ARM Research Resolves Climate Model Controversy

Summary

Atmospheric Radiation Measurement (ARM) results published in the Journal of Geophysical Research (9 May 2003) and Science (20 June 2003) resolve a long-standing discrepancy between modeled and observed solar absorption. The controversy began with findings published in Science in 1995 that indicated that clouds absorb 40% more incoming solar energy sunlight than model calculations suggested they should. This phenomenon was called excess or anomalous absorption, which is defined as the difference between measured and calculated absorption. If anomalous absorption were true, the implications were that radiative transfer models, the component of models that calculates how gases and cloud droplets absorb, scatter, and reradiate solar radiation, were flawed.
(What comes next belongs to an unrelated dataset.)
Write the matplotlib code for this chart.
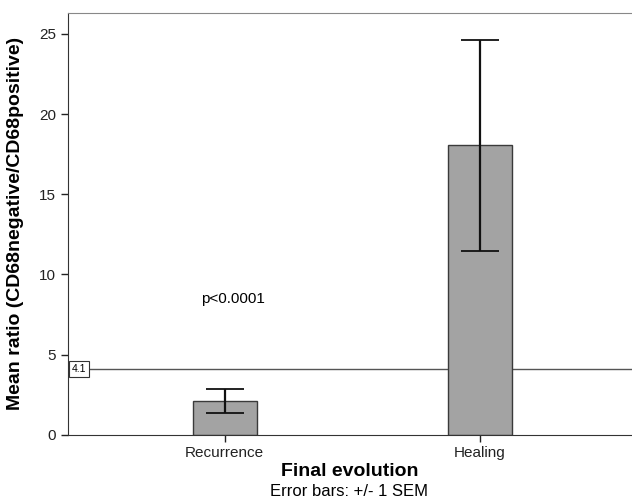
import matplotlib.pyplot as plt
import numpy as np

plt.rcParams['font.family'] = ['Liberation Sans', 'DejaVu Sans']

categories = ["Recurrence", "Healing"]
means = [2.08, 18.05]
sem = [0.74, 6.6]
ref_value = 4.1

fig = plt.figure(figsize=(6.32, 5.03), dpi=100)
ax = fig.add_axes([0.1076, 0.1358, 0.8924, 0.839])

x = np.arange(len(categories))
ax.bar(x, means, width=0.25, color='#a3a3a3', edgecolor='#3a3a3a', linewidth=1.0, zorder=2)
ax.errorbar(x, means, yerr=sem, fmt='none', ecolor='#111111', elinewidth=1.6,
            capsize=14, capthick=1.3, zorder=3)

ax.axhline(ref_value, color='#555555', linewidth=1.0, zorder=1)
ax.text(-0.598, ref_value, "4.1", fontsize=7.5, va='center', ha='left',
        bbox=dict(boxstyle='square,pad=0.25', facecolor='white', edgecolor='#333333', linewidth=0.8),
        zorder=4)

ax.text(0.033, 8.47, "p<0.0001", fontsize=11, ha='center', va='center')

ax.set_xlim(-0.613, 1.595)
ax.set_ylim(0, 26.33)
ax.set_xticks(x)
ax.set_xticklabels(categories)
ax.set_yticks([0, 5, 10, 15, 20, 25])
ax.tick_params(axis='both', direction='out', length=5, width=1, labelsize=11, colors='#222222')

ax.spines['right'].set_visible(False)
ax.spines['top'].set_color('#888888')
ax.spines['left'].set_color('#333333')
ax.spines['bottom'].set_color('#333333')

ax.set_ylabel("Mean ratio (CD68negative/CD68positive)", fontsize=14, fontweight='bold')
ax.yaxis.set_label_coords(-0.078, 0.5)
ax.set_xlabel("Final evolution", fontsize=14, fontweight='bold', va='center')
ax.xaxis.set_label_coords(0.5, -0.0884)
fig.text(0.552, 1 - 491 / 503, "Error bars: +/- 1 SEM", fontsize=12, ha='center', va='center')

fig.savefig("out.png", dpi=100)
In the fall of 1995, the ARM program began its investigation of this scientific question with the Southern Great Plains field experiment, the ARM Enhanced Shortwave Experiment (ARESE). Unfortunately, there was only one day of acceptable conditions, and the results were inconclusive. Given the lack of resolution, ARM decided to host a second experiment, ARESE II, at its SGP site. In the interim following ARESE, ARM made improvements in the radiative transfer models to treat solar absorption and scattering in a detailed, explicit manner. The effects of aerosols were also included. Comparisons between results from ARESE II and the new generation models indicate that calculated absorption is accurate to about 5% and depends most critically on the specified aerosol type. This discrepancy is now within the error of the measurements.